▶ [SOURCE MATERIAL]
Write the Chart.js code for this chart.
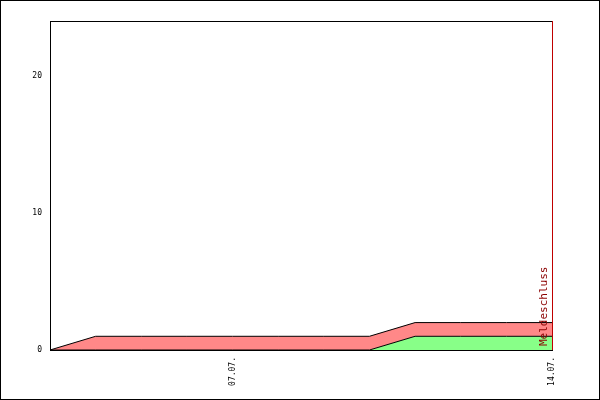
<!DOCTYPE html><html><head><script src="https://cdn.jsdelivr.net/npm/chart.js@4"></script>
<style>body{margin:0;background:#fff}#w{width:598px;height:398px;border:1px solid #000}</style></head><body>
<div id="w"><canvas id="c"></canvas></div>
<script>
const days=['03.07.','04.07.','05.07.','06.07.','07.07.','08.07.','09.07.','10.07.','11.07.','12.07.','13.07.','14.07.'];
const shownLabels=['07.07.','14.07.'];
const greenVals=[0,0,0,0,0,0,0,0,1,1,1,1];
const redVals=[0,1,1,1,1,1,1,1,1,1,1,1];
const yTicks=[0,10,20];
const deadlineLabel='Meldeschluss';
const font={family:'DejaVu Sans Mono',size:8};
const deadline={id:'dl',afterDatasetsDraw(ch){const x=ch.scales.x.getPixelForValue(days.length-1),a=ch.chartArea,c=ch.ctx;
c.save();c.strokeStyle='#c00000';c.lineWidth=1;c.beginPath();c.moveTo(x+0.5,a.top);c.lineTo(x+0.5,a.bottom);c.stroke();
c.translate(x-2,a.bottom-4);c.rotate(-Math.PI/2);c.fillStyle='#8b0000';c.font='11px "DejaVu Sans Mono"';c.textBaseline='bottom';c.fillText(deadlineLabel,0,0);c.restore();}};
new Chart(document.getElementById('c'),{type:'line',
data:{datasets:[
{data:greenVals.map((v,i)=>({x:i,y:v})),backgroundColor:'#88ff88',borderColor:'#000',borderWidth:1,fill:'origin',pointRadius:0,tension:0},
{data:redVals.map((v,i)=>({x:i,y:v})),backgroundColor:'#ff8888',borderColor:'#000',borderWidth:1,fill:'-1',pointRadius:0,tension:0}]},
options:{responsive:true,maintainAspectRatio:false,animation:false,
layout:{padding:{top:19,right:47,left:0,bottom:0}},
plugins:{legend:{display:false},tooltip:{enabled:false}},
scales:{
x:{type:'linear',min:0,max:days.length-1,afterFit(s){s.height=49},
ticks:{stepSize:1,autoSkip:false,maxRotation:90,minRotation:90,font,color:'#000',
callback:v=>shownLabels.includes(days[v])?days[v]:''},
grid:{display:false,drawTicks:true,tickLength:4,tickColor:'#000'},border:{color:'#000'}},
y:{stacked:true,min:0,max:24,afterFit(s){s.width=49},
afterBuildTicks(s){s.ticks=yTicks.map(v=>({value:v}))},
ticks:{font,color:'#000',padding:4},
grid:{display:false,drawTicks:true,tickLength:4,tickColor:'#000'},border:{color:'#000'}},
x2:{position:'top',type:'linear',min:0,max:1,ticks:{display:false},grid:{display:false},border:{color:'#000'},afterFit(s){s.height=1}}
}},plugins:[deadline]});
</script></body></html>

▶ [REQUIREMENTS]
Produce an exact copy of each line of data, skipping embedded images.

▶ [RESPONSE TO THE TASK]
Write the Chart.js code for this chart.
<!DOCTYPE html><html><head><script src="https://cdn.jsdelivr.net/npm/chart.js@4"></script>
<style>body{margin:0;background:#fff}#w{width:598px;height:398px;border:1px solid #000}</style></head><body>
<div id="w"><canvas id="c"></canvas></div>
<script>
const days=['03.07.','04.07.','05.07.','06.07.','07.07.','08.07.','09.07.','10.07.','11.07.','12.07.','13.07.','14.07.'];
const shownLabels=['07.07.','14.07.'];
const greenVals=[0,0,0,0,0,0,0,0,1,1,1,1];
const redVals=[0,1,1,1,1,1,1,1,1,1,1,1];
const yTicks=[0,10,20];
const deadlineLabel='Meldeschluss';
const font={family:'DejaVu Sans Mono',size:8};
const deadline={id:'dl',afterDatasetsDraw(ch){const x=ch.scales.x.getPixelForValue(days.length-1),a=ch.chartArea,c=ch.ctx;
c.save();c.strokeStyle='#c00000';c.lineWidth=1;c.beginPath();c.moveTo(x+0.5,a.top);c.lineTo(x+0.5,a.bottom);c.stroke();
c.translate(x-2,a.bottom-4);c.rotate(-Math.PI/2);c.fillStyle='#8b0000';c.font='11px "DejaVu Sans Mono"';c.textBaseline='bottom';c.fillText(deadlineLabel,0,0);c.restore();}};
new Chart(document.getElementById('c'),{type:'line',
data:{datasets:[
{data:greenVals.map((v,i)=>({x:i,y:v})),backgroundColor:'#88ff88',borderColor:'#000',borderWidth:1,fill:'origin',pointRadius:0,tension:0},
{data:redVals.map((v,i)=>({x:i,y:v})),backgroundColor:'#ff8888',borderColor:'#000',borderWidth:1,fill:'-1',pointRadius:0,tension:0}]},
options:{responsive:true,maintainAspectRatio:false,animation:false,
layout:{padding:{top:19,right:47,left:0,bottom:0}},
plugins:{legend:{display:false},tooltip:{enabled:false}},
scales:{
x:{type:'linear',min:0,max:days.length-1,afterFit(s){s.height=49},
ticks:{stepSize:1,autoSkip:false,maxRotation:90,minRotation:90,font,color:'#000',
callback:v=>shownLabels.includes(days[v])?days[v]:''},
grid:{display:false,drawTicks:true,tickLength:4,tickColor:'#000'},border:{color:'#000'}},
y:{stacked:true,min:0,max:24,afterFit(s){s.width=49},
afterBuildTicks(s){s.ticks=yTicks.map(v=>({value:v}))},
ticks:{font,color:'#000',padding:4},
grid:{display:false,drawTicks:true,tickLength:4,tickColor:'#000'},border:{color:'#000'}},
x2:{position:'top',type:'linear',min:0,max:1,ticks:{display:false},grid:{display:false},border:{color:'#000'},afterFit(s){s.height=1}}
}},plugins:[deadline]});
</script></body></html>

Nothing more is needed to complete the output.